I like that Gay Patriot exists because being gay has nothing to do with political inclination and everything to do with who you are attracted to.

What I DON’T like about Gay Patriot (and this might not be their fault per se) is that people like Exodus V.P. and “ex-gay” Randy Thomas uses Gay Patriot to “prove” that gays align with his views. He gives a caveat saying “Gay Patriot is a gay-identified blog and supports the redifinition of marriage.” But in the end it’s just exploitation, as though he’s saying “SEE??? gays are DIVIDED. Even THEY oppose anti-bullying measures and hate crimes legislation.
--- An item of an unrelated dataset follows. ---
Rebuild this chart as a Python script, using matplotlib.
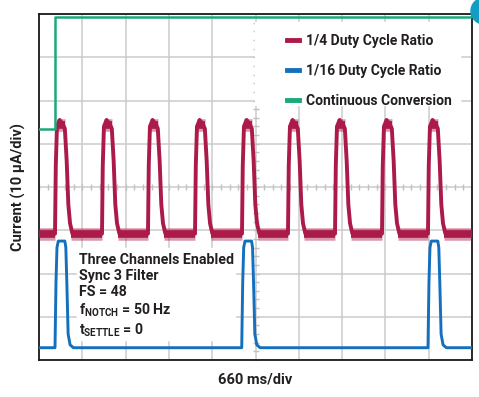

And if ALL gays don’t support that stuff, they obviously don’t really want it; they just want to push their agenda to force me to accept homosexuality.”

nuncio
April 13th, 2009 | LINK

Please, someone show me in my bible where it says gay = sin.
I’ve looked and it doesn’t say that anywhere.
Not in MY bible.
Not in MY beliefs.
Not in MY environment.

I was raised Catholic and I never heard such a thing. I’m not even joking. We even asked the nuns about Jewish people. We were told they just believe something different. And that’s OK. Because God loves all his children.

Bob Greenpoint
April 13th, 2009 | LINK

Someone who is as religious as Woodlief (not to mention tortured and repressed), also believes the following will happen at the direction of God:

Revelation 15-19: “The Four Angels were untied and let loose, Four Angels all prepared for the exact year, month, day, and even hour when they were to kill a third of the human race. The number of the army of horsemen was twice ten thousand times ten thousand. I heard the count and saw both horses and riders in my vision: fiery breastplates on the riders, lion heads on the horses breathing out fire and smoke and brimstone. With these three weapons—fire and smoke and brimstone—they killed a third of the human race. The horses killed with their mouths and tails; their serpentlike tails also had heads that wreaked havoc.”

What’s hating a couple fags at work when you believe God is going to kill 2,300,000,000 men, women and children in a single act of the Book of Revelation?